I was riding a truly amazing horse. His name is Apollo, and his stoic gaze and striped forelock are still a fixture in the mounted unit. Massive, spotted, and resembling nothing so much as a pinto army tank, Apollo might be the most wonderful horse in the world. Solid and bombproof, he also has a naughty side, and when he decides to play a trick on his rider and spook at a squirrel or start a quarrel with his partner on patrol, he'll do it so covertly that you'll never be able to blame him for it. 
Mounted police horses are truly the most amazing of horses, right up there with hippotherapy and therapeutic riding horses on my equine deity list. Last night, I read this article at The Atlantic Cities: "Are Police Horses a Dying Breed?" Despite its negative, click-bait title, the writer points out many of the ways in which police horses are not anachronistic, and are being reintroduced in some departments which had previously phased them out. It's worth a read, and a share, to support our working horses.

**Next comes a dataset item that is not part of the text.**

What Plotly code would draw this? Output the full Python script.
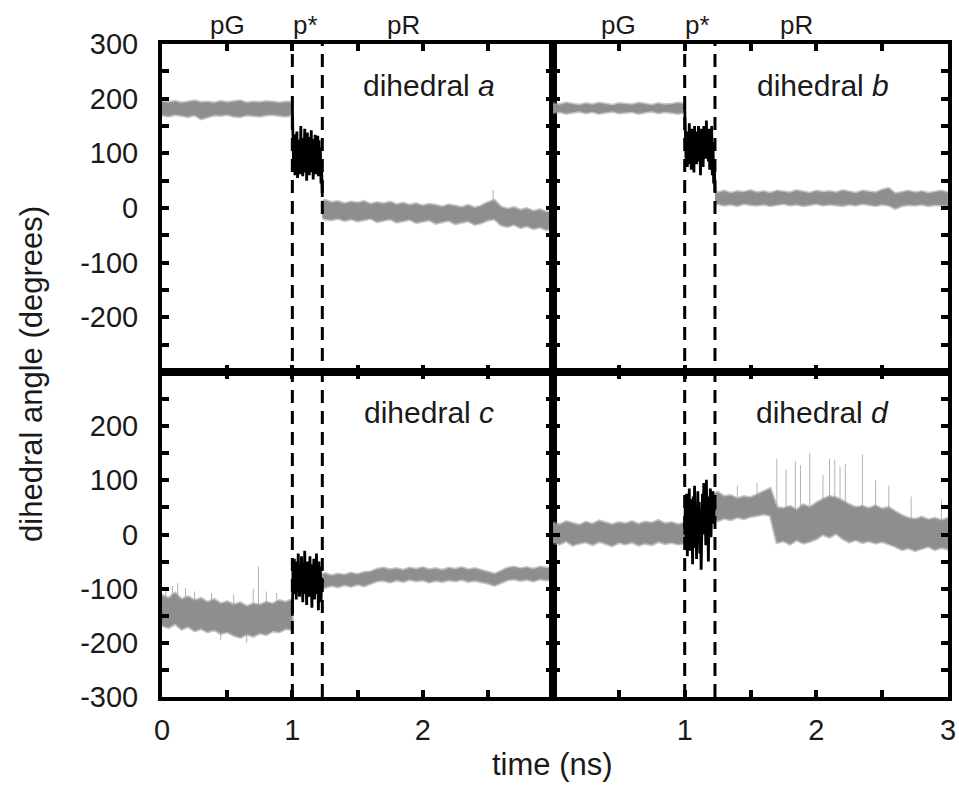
import plotly.graph_objects as go

# ---------------- data ----------------
T_PG = [0.00, 0.05, 0.10, 0.15, 0.20, 0.25, 0.30, 0.35, 0.40, 0.45, 0.50,
        0.55, 0.60, 0.65, 0.70, 0.75, 0.80, 0.85, 0.90, 0.95, 1.00]
T_PS = [1.000, 1.005, 1.010, 1.015, 1.020, 1.025, 1.030, 1.035, 1.040, 1.045,
        1.050, 1.055, 1.060, 1.065, 1.070, 1.075, 1.080, 1.085, 1.090, 1.095,
        1.100, 1.105, 1.110, 1.115, 1.120, 1.125, 1.130, 1.135, 1.140, 1.145,
        1.150, 1.155, 1.160, 1.165, 1.170, 1.175, 1.180, 1.185, 1.190, 1.195,
        1.200, 1.205, 1.210, 1.215, 1.220, 1.225, 1.230]
T_PR = [1.23, 1.25, 1.30, 1.35, 1.40, 1.45, 1.50, 1.55, 1.60, 1.65, 1.70,
        1.75, 1.80, 1.85, 1.90, 1.95, 2.00, 2.05, 2.10, 2.15, 2.20, 2.25,
        2.30, 2.35, 2.40, 2.45, 2.50, 2.55, 2.60, 2.65, 2.70, 2.75, 2.80,
        2.85, 2.90, 2.95, 3.00]

# dihedral a
A_PG_HI = [194, 193, 195, 192, 194, 196, 193, 194, 192, 195, 193, 194, 196, 192, 194, 193, 195, 194, 192, 194, 193]
A_PG_LO = [170, 168, 171, 169, 167, 170, 163, 166, 170, 169, 171, 168, 167, 170, 169, 168, 170, 171, 169, 168, 170]
A_PS = [182, 120, 70, 135, 60, 118, 75, 140, 55, 125, 80, 110, 62, 150, 70, 128,
        58, 112, 85, 145, 65, 120, 50, 138, 72, 115, 60, 130, 78, 142, 66, 108,
        52, 126, 80, 134, 62, 118, 70, 132, 58, 124, 76, 110, 45, 70, 20]
A_PR_HI = [12, 14, 10, 12, 8, 11, 9, 12, 7, 10, 8, 11, 6, 9, 5, 8, 4, 7, 5, 2,
           6, 3, 1, 5, 0, 4, 10, 14, 2, -2, 1, -4, -1, -6, -3, -8, -6]
A_PR_LO = [-18, -20, -22, -19, -23, -20, -24, -21, -19, -25, -22, -20, -26, -23,
           -21, -27, -24, -22, -28, -25, -23, -29, -26, -24, -30, -27, -22, -20,
           -31, -34, -30, -36, -33, -38, -35, -40, -37]
A_SPK_T = [2.54]
A_SPK_BASE = [0]
A_SPK_TOP = [33]

# dihedral b
B_PG_HI = [191, 189, 192, 190, 188, 191, 189, 192, 190, 188, 191, 190, 189, 192, 190, 188, 191, 189, 190, 192, 190]
B_PG_LO = [174, 176, 173, 175, 177, 174, 176, 173, 175, 177, 174, 175, 176, 173, 175, 177, 174, 176, 175, 173, 175]
B_PS = [185, 150, 90, 140, 75, 130, 95, 155, 80, 120, 70, 145, 100, 135, 65, 150,
        90, 125, 80, 140, 105, 150, 85, 130, 60, 145, 95, 120, 75, 150, 110, 140,
        90, 160, 100, 130, 85, 145, 70, 135, 95, 150, 60, 120, 45, 80, 30]
B_PR_HI = [30, 28, 31, 27, 30, 29, 32, 28, 30, 27, 31, 29, 28, 32, 30, 27, 31, 29,
           30, 28, 32, 29, 27, 31, 30, 28, 33, 36, 26, 29, 31, 28, 30, 27, 29, 31, 28]
B_PR_LO = [6, 8, 5, 7, 4, 8, 6, 5, 7, 4, 6, 8, 5, 7, 4, 6, 8, 5, 7, 6,
           4, 7, 5, 8, 6, 4, 7, 5, -1, 4, 6, 5, 7, 4, 6, 5, 4]

# dihedral c
C_PG_HI = [-112, -118, -108, -120, -115, -122, -118, -125, -120, -128, -124,
           -130, -126, -133, -128, -130, -125, -128, -122, -125, -120]
C_PG_LO = [-168, -172, -165, -175, -170, -178, -174, -180, -176, -183, -180,
           -186, -190, -184, -188, -182, -185, -178, -180, -174, -176]
C_PS = [-150, -60, -110, -45, -95, -70, -120, -50, -100, -35, -90, -115, -60,
        -105, -40, -85, -125, -55, -95, -30, -110, -70, -130, -50, -90, -60,
        -115, -40, -100, -75, -135, -55, -95, -45, -120, -65, -100, -35, -110,
        -70, -140, -50, -105, -60, -125, -80, -90]
C_PR_HI = [-74, -72, -76, -73, -75, -71, -74, -70, -69, -64, -62, -65, -63, -66,
           -62, -64, -61, -65, -63, -66, -62, -64, -61, -65, -63, -66, -70, -73,
           -68, -62, -60, -63, -61, -64, -60, -62, -61]
C_PR_LO = [-95, -98, -94, -97, -93, -96, -92, -95, -91, -86, -85, -88, -84, -87,
           -83, -86, -84, -88, -85, -87, -84, -86, -83, -87, -85, -88, -90, -94,
           -89, -84, -82, -85, -83, -86, -82, -84, -83]
C_SPK_T = [0.03, 0.08, 0.12, 0.18, 0.25, 0.38, 0.45, 0.55, 0.65, 0.70, 0.74, 0.80, 0.88]
C_SPK_BASE = [-140, -140, -145, -145, -150, -150, -155, -155, -158, -155, -155, -150, -150]
C_SPK_TOP = [-100, -95, -90, -98, -105, -108, -195, -110, -200, -100, -59, -105, -108]

# dihedral d
D_PG_HI = [22, 18, 24, 20, 17, 23, 19, 25, 21, 18, 22, 20, 24, 19, 23, 21, 26, 20, 22, 18, 21]
D_PG_LO = [-15, -18, -12, -20, -16, -14, -19, -13, -17, -21, -15, -18, -14, -20, -16, -19, -13, -17, -15, -18, -16]
D_PS = [0, 60, -20, 75, -40, 50, 10, 85, -30, 65, -10, 40, -55, 70, 5, 90, -25,
        55, -45, 30, 80, -15, 60, -35, 45, -65, 35, 75, 0, 95, 20, 60, -20, 101,
        -10, 50, -50, 70, 15, 85, -5, 60, 25, 80, 20, 70, 45]
D_PR_HI = [75, 78, 70, 72, 66, 70, 68, 74, 80, 85, 50, 48, 52, 45, 55, 50, 58,
           65, 70, 68, 62, 55, 50, 52, 48, 53, 47, 50, 42, 35, 30, 28, 32, 27, 30, 26, 30]
D_PR_LO = [28, 25, 30, 27, 32, 29, 33, 35, 38, 35, -15, -12, -18, -10, -16, -13,
           -8, 0, -5, 2, -8, -14, -10, -15, -12, -16, -13, -18, -22, -28, -25, -30,
           -26, -22, -28, -24, -27]
D_SPK_T = [1.40, 1.55, 1.70, 1.77, 1.84, 1.88, 1.95, 2.05, 2.10, 2.14, 2.18, 2.22,
           2.35, 2.45, 2.55, 2.72, 2.95]
D_SPK_BASE = [50, 50, 20, 20, 20, 20, 20, 30, 30, 30, 30, 30, 20, 20, 20, 5, 5]
D_SPK_TOP = [90, 95, 140, 120, 135, 128, 151, 110, 140, 138, 125, 130, 148, 100, 90, 70, 65]

Y_TICKS = [-300, -250, -200, -150, -100, -50, 0, 50, 100, 150, 200, 250, 300]
Y_TEXT_TOP = ["", "", "-200", "", "-100", "", "0", "", "100", "", "200", "", "300"]
Y_TEXT_BOT = ["-300", "", "-200", "", "-100", "", "0", "", "100", "", "200", "", ""]
X_TICKS = [0, 0.5, 1, 1.5, 2, 2.5, 3]
X_TEXT_L = ["0", "", "1", "", "2", "", ""]
X_TEXT_R = ["", "", "1", "", "2", "", "3"]
PHASES = ["pG", "p*", "pR"]
PHASE_T = [0.5, 1.1, 1.85]
BOUNDS = [1.0, 1.23]
NAMES = ["a", "b", "c", "d"]

# ---------------- figure ----------------
GRAY = "#8e8e8e"
EDGE = "rgba(150,150,150,0.55)"
FONT = "Liberation Sans, Arial, sans-serif"
INK = "#1a1a1a"

panels = [
    (A_PG_HI, A_PG_LO, A_PS, A_PR_HI, A_PR_LO, A_SPK_T, A_SPK_BASE, A_SPK_TOP),
    (B_PG_HI, B_PG_LO, B_PS, B_PR_HI, B_PR_LO, [], [], []),
    (C_PG_HI, C_PG_LO, C_PS, C_PR_HI, C_PR_LO, C_SPK_T, C_SPK_BASE, C_SPK_TOP),
    (D_PG_HI, D_PG_LO, D_PS, D_PR_HI, D_PR_LO, D_SPK_T, D_SPK_BASE, D_SPK_TOP),
]

fig = go.Figure()
for i, (pg_hi, pg_lo, ps, pr_hi, pr_lo, st, sb, stop) in enumerate(panels):
    xa = "x" if i == 0 else f"x{i+1}"
    ya = "y" if i == 0 else f"y{i+1}"
    # spikes
    if st:
        sx, sy = [], []
        for t, b, tp in zip(st, sb, stop):
            sx += [t, t, None]
            sy += [b, tp, None]
        fig.add_trace(go.Scatter(x=sx, y=sy, mode="lines", xaxis=xa, yaxis=ya,
                                 line=dict(color="#b4b4b4", width=1), hoverinfo="skip"))
    # bands
    for T, hi, lo in ((T_PG, pg_hi, pg_lo), (T_PR, pr_hi, pr_lo)):
        fig.add_trace(go.Scatter(x=T + T[::-1], y=hi + lo[::-1], mode="lines",
                                 fill="toself", fillcolor=GRAY, xaxis=xa, yaxis=ya,
                                 line=dict(color=EDGE, width=3), hoverinfo="skip"))
    # p* transient
    fig.add_trace(go.Scatter(x=T_PS, y=ps, mode="lines", xaxis=xa, yaxis=ya,
                             line=dict(color="black", width=2.8), hoverinfo="skip"))

axis_common = dict(showgrid=False, zeroline=False, showline=True, linewidth=4,
                   linecolor="black", mirror="allticks", ticks="inside",
                   ticklen=7, tickwidth=3.5, tickcolor="black",
                   ticklabeloverflow="allow", automargin=False,
                   tickfont=dict(family=FONT, size=29, color=INK))

XD = [[0, 0.4975], [0.4975, 1.0]]
YD = [[0.4977, 1.0], [0.0, 0.4977]]
layout = dict(
    width=959, height=786, showlegend=False,
    margin=dict(l=162, r=11, t=44, b=89, autoexpand=False),
    plot_bgcolor="white", paper_bgcolor="white",
    font=dict(family=FONT, color=INK),
)
for i in range(4):
    r, c = divmod(i, 2)
    xk = "xaxis" if i == 0 else f"xaxis{i+1}"
    yk = "yaxis" if i == 0 else f"yaxis{i+1}"
    ya = "y" if i == 0 else f"y{i+1}"
    xa = "x" if i == 0 else f"x{i+1}"
    layout[xk] = dict(axis_common, domain=XD[c], anchor=ya, range=[0, 3],
                      tickvals=X_TICKS,
                      ticktext=(X_TEXT_L if c == 0 else X_TEXT_R),
                      showticklabels=(r == 1), ticklabelstandoff=4)
    layout[yk] = dict(axis_common, domain=YD[r], anchor=xa, range=[-300, 300],
                      tickvals=Y_TICKS,
                      ticktext=(Y_TEXT_TOP if r == 0 else Y_TEXT_BOT),
                      showticklabels=(c == 0), ticklabelstandoff=14)
fig.update_layout(**layout)

shapes = []
for xa in ("x", "x2"):
    for b in BOUNDS:
        shapes.append(dict(type="line", xref=xa, yref="paper", x0=b, x1=b, y0=0, y1=1,
                           line=dict(color="black", width=3, dash="13px,8px")))
fig.update_layout(shapes=shapes)

ann = []
for i, nm in enumerate(NAMES):
    xa = "x" if i == 0 else f"x{i+1}"
    ya = "y" if i == 0 else f"y{i+1}"
    ann.append(dict(x=2.05, y=225, xref=xa, yref=ya, showarrow=False,
                    text=f"dihedral <i>{nm}</i>", font=dict(size=30, family=FONT, color=INK)))
for xa in ("x", "x2"):
    for p, t in zip(PHASES, PHASE_T):
        ann.append(dict(x=t, y=1, xref=xa, yref="paper", yanchor="bottom", yshift=2,
                        showarrow=False, text=p, font=dict(size=26, family=FONT, color=INK)))
ann.append(dict(x=0.497, y=0, xref="paper", yref="paper", yshift=-87, showarrow=False,
                text="time (ns)", font=dict(size=31, family=FONT, color=INK)))
ann.append(dict(x=-0.19, y=0.495, xref="paper", yref="paper", showarrow=False,
                textangle=-90, text="dihedral angle (degrees)",
                font=dict(size=31, family=FONT, color=INK)))
fig.update_layout(annotations=ann)

fig.write_html("out.html", config={"displayModeBar": False},
               post_script="document.body.style.margin='0px';")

Oh look. Snow. Central Park 2013
I'm endlessly thankful for my year with the Parks Mounted unit, for the experiences, the people, and the amazing horses I met there. Working horses are a breed of their own, to be treasured. I hope someday to write about mounted police work in my fiction.

And before I sign off, let me share a few things. I have a new Facebook page: Natalie Keller Reinert: Horse Books for Grown-Ups, where I will be sharing lines and sneak peeks at my upcoming eventing novel, Ambition. Come and like that if you are so inclined! 

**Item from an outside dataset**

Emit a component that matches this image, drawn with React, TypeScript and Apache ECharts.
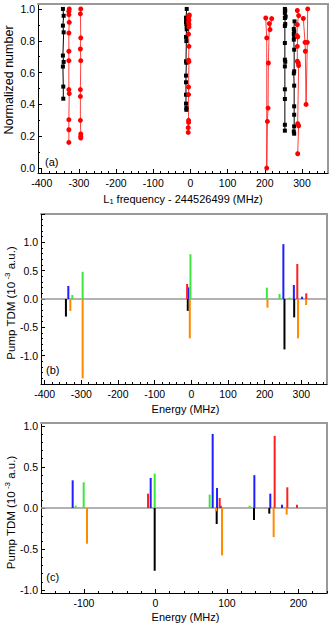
import React, { useEffect, useRef } from 'react';
import * as echarts from 'echarts';

const FONT = '"Liberation Sans", Arial, Helvetica, sans-serif';

// ---------- Panel (a): normalized number vs L1 frequency ----------
const aBlack1 = [[-343, 1.0], [-341, 0.957], [-343, 0.895], [-341, 0.853], [-343, 0.707], [-341, 0.667], [-343, 0.638], [-342, 0.512], [-342, 0.436]];
const aRed1 = [[-326, 1.0], [-327, 0.985], [-327, 0.964], [-326, 0.916], [-327, 0.849], [-327, 0.734], [-327, 0.675], [-327, 0.493], [-326, 0.468], [-327, 0.304], [-327, 0.241], [-327, 0.161]];
const aRed2 = [[-295, 1.0], [-296, 0.969], [-295, 0.818], [-296, 0.748], [-295, 0.675], [-296, 0.493], [-296, 0.45], [-296, 0.3], [-295, 0.214], [-295, 0.199], [-295, 0.189]];
const aBlack0 = [[-10, 1.0], [-12, 0.945], [-11, 0.93], [-12, 0.918], [-11, 0.905], [-10, 0.89], [-10, 0.872], [-12, 0.824], [-11, 0.798], [-12, 0.671], [-11, 0.662], [-12, 0.581], [-12, 0.539], [-12, 0.461], [-12, 0.405], [-11, 0.377], [-11, 0.366]];
const aRed0 = [[-3, 0.962], [-4, 0.954], [-5, 0.943], [-4, 0.93], [-5, 0.918], [-4, 0.903], [-4, 0.887], [-5, 0.842], [-4, 0.765], [-5, 0.678], [-4, 0.669], [-5, 0.509], [-5, 0.462], [-5, 0.3], [-5, 0.287], [-6, 0.254], [-6, 0.224]];
const aRed3 = [[202.5, 0.943], [205.2, 0.818], [205.2, 0.0], [207, 0.293], [208.8, 0.377], [209.6, 0.66], [212.3, 0.908], [214.1, 0.87], [218.6, 0.939]];
const aBlack3 = [[254, 1.0], [255, 0.99], [254, 0.975], [256, 0.952], [254, 0.943], [255, 0.905], [254, 0.893], [254, 0.786], [254, 0.681], [255, 0.668], [254, 0.639], [254, 0.495], [254, 0.434], [254, 0.272], [254, 0.235]];
const aBlack4 = [[280, 0.922], [278, 0.874], [279, 0.859], [278, 0.843], [279, 0.824], [278, 0.807], [279, 0.744], [279, 0.608], [278, 0.595], [279, 0.518], [279, 0.388], [279, 0.335], [279, 0.262], [278, 0.23], [279, 0.216]];
const aRed4 = [[287.5, 0.99], [291, 0.958], [287.5, 0.901], [286.6, 0.832], [288.4, 0.824], [287.5, 0.765], [287.5, 0.671], [290, 0.66], [291, 0.644], [288.5, 0.279], [291, 0.266], [288.5, 0.09]];
const aRed5 = [[303.7, 0.94], [308.2, 0.79], [309, 0.734], [311, 0.4], [314.4, 0.79], [315.4, 1.0]];

const aBlackSeries = [aBlack1, aBlack0, aBlack3, aBlack4];
const aRedSeries = [aRed1, aRed2, aRed0, aRed3, aRed4, aRed5];

// ---------- Panel (b): pump TDM ----------
const bBlack = [[-342, -0.31], [-9.7, -0.21], [254, -0.89], [280.5, -0.324]];
const bBlue = [[-335.5, 0.23], [-7.9, 0.206], [251, 0.968], [279.6, 0.247], [302, 0.04]];
const bOrange = [[-330, -0.21], [-296.4, -1.4], [-4.2, -0.694], [207.7, -0.153], [291, -0.694], [313, -0.106]];
const bGreen = [[-324.6, 0.07], [-296.4, 0.48], [-2.4, 0.79], [206, 0.2], [240.6, 0.088], [267.8, 0.024]];
const bRed = [[-11.5, 0.265], [289, 0.618], [313.4, 0.1]];

// ---------- Panel (c): pump TDM ----------
const cBlue = [[-115.7, 0.337], [-6.6, 0.366], [80.1, 0.902], [86.2, 0.244], [91.3, 0.028], [138.4, 0.4], [160.7, 0.175], [177.1, 0.04]];
const cGreen = [[-111.5, 0.028], [-100.3, 0.313], [-1, 0.419], [75.9, 0.163], [131.8, 0.028], [154.2, 0.01]];
const cOrange = [[-95.7, -0.435], [84.8, -0.04], [93.2, -0.577], [165.4, -0.354], [183.6, -0.08]];
const cRed = [[-10.3, 0.175], [89.9, 0.122], [166.8, 0.878], [184.5, 0.252], [198, 0.04]];
const cBlack = [[-1, -0.764], [85.7, -0.195], [137.9, -0.146], [159.3, -0.069]];

// ---------- ticks ----------
const aXTicks = [-400, -300, -200, -100, 0, 100, 200, 300];
const aYTicks = [0, 0.2, 0.4, 0.6, 0.8, 1.0];
const bXTicks = [-400, -300, -200, -100, 0, 100, 200, 300];
const bYTicks = [-1.5, -1.0, -0.5, 0, 0.5, 1.0, 1.5];
const bYLabels = [-1.0, -0.5, 0, 0.5, 1.0];
const cXTicks = [-100, 0, 100, 200];
const cYTicks = [-1.0, -0.5, 0, 0.5, 1.0];

function steps(start: number, end: number, step: number): number[] {
  const out: number[] = [];
  const n = Math.round((end - start) / step);
  for (let i = 0; i <= n; i++) out.push(Math.round((start + i * step) * 1000) / 1000);
  return out;
}

const COLORS = {
  black: '#000000',
  blue: '#1f1fff',
  green: '#3ce83c',
  red: '#ff1f1f',
  orange: '#ff8a00',
};

const PANELS = [
  { left: 38, top: 4, width: 290, height: 169, xMin: -410, xMax: 370, yMin: -0.031, yMax: 1.031,
    xTicks: aXTicks, xLabels: aXTicks, xMinor: steps(-400, 360, 20),
    yTicks: aYTicks, yLabels: aYTicks, yMinor: steps(0, 1, 0.1) },
  { left: 41, top: 214, width: 286, height: 170, xMin: -410, xMax: 370, yMin: -1.5, yMax: 1.5,
    xTicks: bXTicks, xLabels: bXTicks, xMinor: steps(-400, 360, 20),
    yTicks: bYTicks, yLabels: bYLabels, yMinor: steps(-1.5, 1.5, 0.1) },
  { left: 41, top: 423, width: 286, height: 170, xMin: -160, xMax: 240, yMin: -1.035, yMax: 1.035,
    xTicks: cXTicks, xLabels: cXTicks, xMinor: steps(-160, 240, 20),
    yTicks: cYTicks, yLabels: cYTicks, yMinor: steps(-1, 1, 0.1) },
];

function buildAxes() {
  const xAxis: any[] = [];
  const yAxis: any[] = [];
  PANELS.forEach((p, gi) => {
    const labelStyle = { color: '#000', fontSize: 10.5, fontFamily: FONT };
    xAxis.push({
      type: 'value', gridIndex: gi, min: p.xMin, max: p.xMax, position: 'bottom',
      axisLine: { show: true, onZero: false, lineStyle: { color: '#000', width: 1 } },
      axisTick: { show: true, inside: true, length: 4, customValues: p.xTicks, lineStyle: { color: '#000', width: 1 } },
      axisLabel: { show: true, customValues: p.xLabels, margin: 4, ...labelStyle, formatter: (v: number) => String(v) },
      splitLine: { show: false },
    });
    xAxis.push({
      type: 'value', gridIndex: gi, min: p.xMin, max: p.xMax, position: 'bottom',
      axisLine: { show: false, onZero: false },
      axisTick: { show: true, inside: true, length: 2, customValues: p.xMinor, lineStyle: { color: '#000', width: 1 } },
      axisLabel: { show: false }, splitLine: { show: false },
    });
    xAxis.push({
      type: 'value', gridIndex: gi, min: p.xMin, max: p.xMax, position: 'top',
      axisLine: { show: true, onZero: false, lineStyle: { color: '#999', width: 2 } },
      axisTick: { show: false }, axisLabel: { show: false }, splitLine: { show: false },
    });
    yAxis.push({
      type: 'value', gridIndex: gi, min: p.yMin, max: p.yMax, position: 'left',
      axisLine: { show: true, onZero: false, lineStyle: { color: '#000', width: 1 } },
      axisTick: { show: true, inside: true, length: 4, customValues: p.yTicks, lineStyle: { color: '#000', width: 1 } },
      axisLabel: { show: true, customValues: p.yLabels, margin: 3, ...labelStyle, formatter: (v: number) => v.toFixed(1) },
      splitLine: { show: false },
    });
    yAxis.push({
      type: 'value', gridIndex: gi, min: p.yMin, max: p.yMax, position: 'left',
      axisLine: { show: false, onZero: false },
      axisTick: { show: true, inside: true, length: 2, customValues: p.yMinor, lineStyle: { color: '#000', width: 1 } },
      axisLabel: { show: false }, splitLine: { show: false },
    });
    yAxis.push({
      type: 'value', gridIndex: gi, min: p.yMin, max: p.yMax, position: 'right',
      axisLine: { show: true, onZero: false, lineStyle: { color: '#999', width: 2 } },
      axisTick: { show: false }, axisLabel: { show: false }, splitLine: { show: false },
    });
  });
  return { xAxis, yAxis };
}

function barSeries(data: number[][], color: string, gi: number, withZero: boolean) {
  const s: any = {
    type: 'custom',
    xAxisIndex: gi * 3,
    yAxisIndex: gi * 3,
    data,
    encode: { x: 0, y: 1 },
    clip: true,
    z: 3,
    renderItem: (params: any, api: any) => {
      const x = api.value(0);
      const v = api.value(1);
      const p0 = api.coord([x, 0]);
      const p1 = api.coord([x, v]);
      return {
        type: 'rect',
        shape: { x: p0[0] - 1, y: Math.min(p0[1], p1[1]), width: 2, height: Math.abs(p1[1] - p0[1]) },
        style: { fill: color },
      };
    },
  };
  if (withZero) {
    s.markLine = {
      silent: true,
      symbol: 'none',
      label: { show: false },
      lineStyle: { color: '#999', width: 1.5, type: 'solid' },
      data: [{ yAxis: 0 }],
      z: 2,
    };
  }
  return s;
}

function lineSeries(data: number[][], color: string, symbol: string, size: number, lineOpacity: number) {
  return {
    type: 'line',
    xAxisIndex: 0,
    yAxisIndex: 0,
    data,
    symbol,
    symbolSize: size,
    showSymbol: true,
    lineStyle: { color, width: 1, opacity: lineOpacity },
    itemStyle: { color },
    z: 3,
  };
}

export default function App() {
  const ref = useRef<HTMLDivElement>(null);
  useEffect(() => {
    if (!ref.current) return;
    const chart = echarts.init(ref.current, undefined, { renderer: 'svg' });
    const { xAxis, yAxis } = buildAxes();
    const series: any[] = [];
    aBlackSeries.forEach((d) => series.push(lineSeries(d, '#000000', 'rect', 4, 1)));
    aRedSeries.forEach((d) => series.push(lineSeries(d, '#ff0000', 'circle', 5, 0.75)));
    series.push(barSeries(bBlack, COLORS.black, 1, true));
    series.push(barSeries(bBlue, COLORS.blue, 1, false));
    series.push(barSeries(bOrange, COLORS.orange, 1, false));
    series.push(barSeries(bGreen, COLORS.green, 1, false));
    series.push(barSeries(bRed, COLORS.red, 1, false));
    series.push(barSeries(cBlack, COLORS.black, 2, true));
    series.push(barSeries(cBlue, COLORS.blue, 2, false));
    series.push(barSeries(cOrange, COLORS.orange, 2, false));
    series.push(barSeries(cGreen, COLORS.green, 2, false));
    series.push(barSeries(cRed, COLORS.red, 2, false));

    const txt = (x: number, y: number, text: string, size: number, rot = 0, rich?: any) => ({
      type: 'text',
      x, y,
      rotation: rot,
      z: 10,
      style: {
        text, fontSize: size, fontFamily: FONT, fill: '#000',
        textAlign: 'center', textVerticalAlign: 'middle', align: 'center', verticalAlign: 'middle',
        rich,
      },
    });
    const pumpRich = {
      n: { fontSize: 11.5, fontFamily: FONT, fill: '#000', lineHeight: 14 },
      sup: { fontSize: 8, fontFamily: FONT, fill: '#000', verticalAlign: 'top', lineHeight: 8 },
    };
    const lRich = {
      n: { fontSize: 11, fontFamily: FONT, fill: '#000', lineHeight: 14 },
      sub: { fontSize: 7.5, fontFamily: FONT, fill: '#000', verticalAlign: 'bottom', lineHeight: 8 },
    };
    const pumpText = '{n|Pump TDM (10}{sup| -3}{n| a.u.)}';

    chart.setOption({
      animation: false,
      backgroundColor: '#ffffff',
      grid: PANELS.map((p) => ({ left: p.left, top: p.top, width: p.width, height: p.height, containLabel: false, outerBoundsMode: 'none' })),
      xAxis,
      yAxis,
      series,
      graphic: [
        txt(8.5, 80, 'Normalized number', 12.5, Math.PI / 2),
        txt(183, 198.5, '{n|L}{sub|1}{n| frequency - 244526499 (MHz)}', 11, 0, lRich),
        txt(10.5, 303, pumpText, 11.5, Math.PI / 2, pumpRich),
        txt(10.5, 512.5, pumpText, 11.5, Math.PI / 2, pumpRich),
        txt(185.5, 409, 'Energy (MHz)', 11),
        txt(185.5, 616.5, 'Energy (MHz)', 11),
        txt(51.7, 161.5, '(a)', 11),
        txt(52.7, 370, '(b)', 11),
        txt(52.7, 576.5, '(c)', 11),
      ],
    });
    return () => chart.dispose();
  }, []);
  return <div ref={ref} style={{ position: 'fixed', left: 0, top: 0, width: 332, height: 626, background: '#fff' }} />;
}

Gina McKnight was nice enough to post an interview with me at her blog Riding & Writing. In this interview, I discuss scintillating topics such as the use of butter in mashed potatoes, and being boring and making outlines of your work. You should totally read it. 

And finally, I'd like to publicly thank Castleton Lyons for continuing to sponsor the Dr. Tony Ryan Book Award. Other People's Horses was a semi-finalist in the 2013 book competition, which honors horse racing in full-length literary works. To have my book selected as the only fiction semi-finalist was an incredible honor. I wish the finalists all the best, and hope to see them again with a new horse racing novel in the future!